:: DATA PROVIDED ::

********

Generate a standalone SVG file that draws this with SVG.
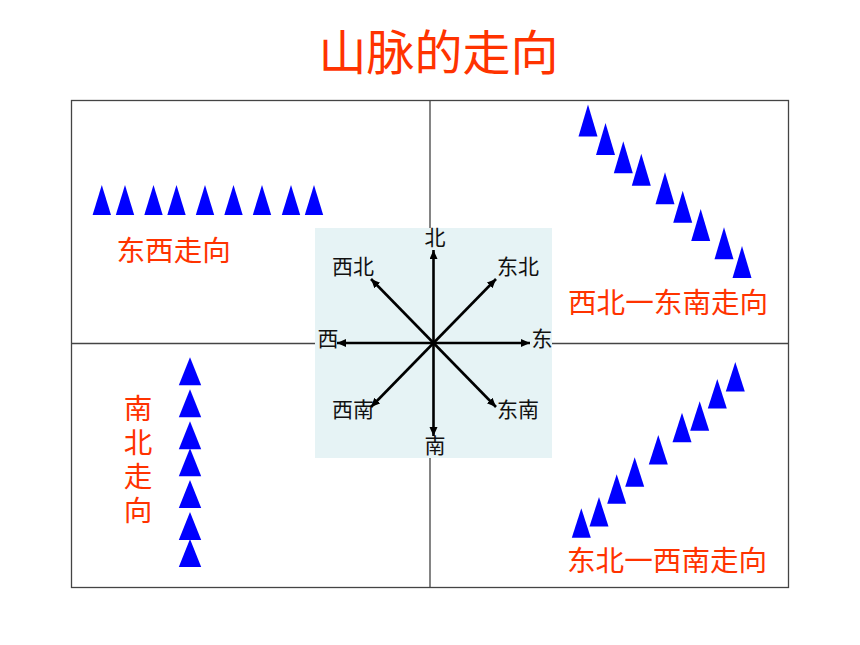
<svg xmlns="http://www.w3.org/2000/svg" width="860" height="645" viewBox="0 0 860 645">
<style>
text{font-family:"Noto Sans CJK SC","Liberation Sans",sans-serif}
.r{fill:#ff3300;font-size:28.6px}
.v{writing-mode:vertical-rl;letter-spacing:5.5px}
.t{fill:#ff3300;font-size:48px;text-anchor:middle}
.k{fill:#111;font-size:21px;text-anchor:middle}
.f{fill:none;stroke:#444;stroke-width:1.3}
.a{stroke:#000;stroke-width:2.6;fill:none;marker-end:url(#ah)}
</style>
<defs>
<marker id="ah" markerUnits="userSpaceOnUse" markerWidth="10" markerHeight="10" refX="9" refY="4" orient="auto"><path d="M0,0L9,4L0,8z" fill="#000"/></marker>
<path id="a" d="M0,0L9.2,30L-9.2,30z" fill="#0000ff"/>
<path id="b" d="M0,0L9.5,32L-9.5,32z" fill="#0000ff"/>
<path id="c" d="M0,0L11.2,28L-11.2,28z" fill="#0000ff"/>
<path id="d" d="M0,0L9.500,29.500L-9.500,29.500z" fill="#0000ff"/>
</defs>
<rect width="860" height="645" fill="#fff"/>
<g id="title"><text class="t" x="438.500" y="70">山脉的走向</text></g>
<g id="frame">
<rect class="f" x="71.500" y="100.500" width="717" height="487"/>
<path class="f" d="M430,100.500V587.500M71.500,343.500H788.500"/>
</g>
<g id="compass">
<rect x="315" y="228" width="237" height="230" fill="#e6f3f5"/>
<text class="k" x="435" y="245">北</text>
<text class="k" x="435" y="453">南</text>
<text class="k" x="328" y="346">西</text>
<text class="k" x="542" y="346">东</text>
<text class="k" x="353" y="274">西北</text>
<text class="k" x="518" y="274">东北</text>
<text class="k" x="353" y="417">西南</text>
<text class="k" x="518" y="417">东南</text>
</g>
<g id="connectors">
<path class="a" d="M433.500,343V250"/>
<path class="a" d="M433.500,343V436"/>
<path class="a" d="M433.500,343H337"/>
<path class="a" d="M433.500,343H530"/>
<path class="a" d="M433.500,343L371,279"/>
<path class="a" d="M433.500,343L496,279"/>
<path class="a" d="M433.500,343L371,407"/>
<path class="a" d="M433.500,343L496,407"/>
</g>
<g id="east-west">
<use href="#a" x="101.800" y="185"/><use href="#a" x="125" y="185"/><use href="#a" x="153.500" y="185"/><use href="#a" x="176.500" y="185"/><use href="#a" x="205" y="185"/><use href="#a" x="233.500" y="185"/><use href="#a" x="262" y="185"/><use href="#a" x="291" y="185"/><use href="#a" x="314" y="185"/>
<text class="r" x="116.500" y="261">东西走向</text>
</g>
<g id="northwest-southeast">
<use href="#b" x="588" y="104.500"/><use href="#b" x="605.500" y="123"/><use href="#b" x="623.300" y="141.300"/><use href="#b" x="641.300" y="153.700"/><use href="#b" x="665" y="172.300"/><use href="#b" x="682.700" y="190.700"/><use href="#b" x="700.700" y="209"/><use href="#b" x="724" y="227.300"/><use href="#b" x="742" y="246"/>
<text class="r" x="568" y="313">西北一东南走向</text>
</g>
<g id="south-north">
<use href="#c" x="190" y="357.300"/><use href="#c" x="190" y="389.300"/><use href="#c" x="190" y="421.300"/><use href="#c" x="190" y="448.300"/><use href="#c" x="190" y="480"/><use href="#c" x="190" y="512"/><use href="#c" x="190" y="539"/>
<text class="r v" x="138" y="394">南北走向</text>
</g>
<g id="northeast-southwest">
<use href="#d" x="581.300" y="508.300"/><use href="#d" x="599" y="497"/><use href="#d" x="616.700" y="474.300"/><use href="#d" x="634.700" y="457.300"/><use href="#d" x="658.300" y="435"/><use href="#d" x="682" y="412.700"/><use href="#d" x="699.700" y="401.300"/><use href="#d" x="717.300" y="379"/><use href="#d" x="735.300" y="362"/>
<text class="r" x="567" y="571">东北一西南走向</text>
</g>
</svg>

********

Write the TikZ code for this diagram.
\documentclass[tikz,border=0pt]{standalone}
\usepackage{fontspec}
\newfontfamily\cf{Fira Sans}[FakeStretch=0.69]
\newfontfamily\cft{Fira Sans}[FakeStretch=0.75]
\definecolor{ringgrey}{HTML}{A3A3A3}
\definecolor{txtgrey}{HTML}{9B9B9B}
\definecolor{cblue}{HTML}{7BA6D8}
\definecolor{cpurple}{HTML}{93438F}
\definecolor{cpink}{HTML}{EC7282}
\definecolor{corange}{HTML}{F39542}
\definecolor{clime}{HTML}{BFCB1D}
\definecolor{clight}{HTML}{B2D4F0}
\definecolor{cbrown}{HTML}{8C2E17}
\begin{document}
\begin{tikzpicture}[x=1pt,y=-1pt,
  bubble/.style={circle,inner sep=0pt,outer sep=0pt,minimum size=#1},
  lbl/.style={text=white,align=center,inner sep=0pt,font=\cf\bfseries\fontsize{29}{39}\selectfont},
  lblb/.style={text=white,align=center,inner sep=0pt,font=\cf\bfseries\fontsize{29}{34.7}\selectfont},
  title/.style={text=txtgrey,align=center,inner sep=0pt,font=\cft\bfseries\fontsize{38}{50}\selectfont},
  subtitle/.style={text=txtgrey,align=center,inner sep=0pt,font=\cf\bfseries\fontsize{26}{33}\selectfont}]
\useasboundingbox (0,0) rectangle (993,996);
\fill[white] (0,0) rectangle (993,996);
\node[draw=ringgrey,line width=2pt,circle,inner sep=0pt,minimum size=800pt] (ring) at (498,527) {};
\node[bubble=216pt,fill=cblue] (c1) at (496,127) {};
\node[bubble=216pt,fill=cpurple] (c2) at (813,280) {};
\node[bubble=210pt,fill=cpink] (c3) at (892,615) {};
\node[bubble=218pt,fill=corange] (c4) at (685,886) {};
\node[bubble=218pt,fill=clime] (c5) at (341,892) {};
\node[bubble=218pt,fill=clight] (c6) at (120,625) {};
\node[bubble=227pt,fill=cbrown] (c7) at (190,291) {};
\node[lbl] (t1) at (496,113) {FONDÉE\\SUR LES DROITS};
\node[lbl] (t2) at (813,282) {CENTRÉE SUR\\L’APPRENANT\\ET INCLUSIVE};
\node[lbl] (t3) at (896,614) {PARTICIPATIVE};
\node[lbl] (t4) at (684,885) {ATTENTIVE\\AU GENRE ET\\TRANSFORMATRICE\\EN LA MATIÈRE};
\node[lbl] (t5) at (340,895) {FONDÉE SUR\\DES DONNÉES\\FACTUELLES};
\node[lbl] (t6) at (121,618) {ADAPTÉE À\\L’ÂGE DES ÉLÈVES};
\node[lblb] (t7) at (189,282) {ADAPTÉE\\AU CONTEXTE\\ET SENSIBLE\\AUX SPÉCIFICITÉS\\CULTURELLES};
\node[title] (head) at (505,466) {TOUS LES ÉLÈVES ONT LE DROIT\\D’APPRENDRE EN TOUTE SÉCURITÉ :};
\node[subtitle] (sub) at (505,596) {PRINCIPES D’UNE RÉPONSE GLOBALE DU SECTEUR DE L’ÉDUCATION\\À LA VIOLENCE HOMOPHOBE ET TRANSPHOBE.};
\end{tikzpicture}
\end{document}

********

Which lines include "standalone"? Copy each of them out.

:: THE RESPONSE ::
Generate a standalone SVG file that draws this with SVG.
\documentclass[tikz,border=0pt]{standalone}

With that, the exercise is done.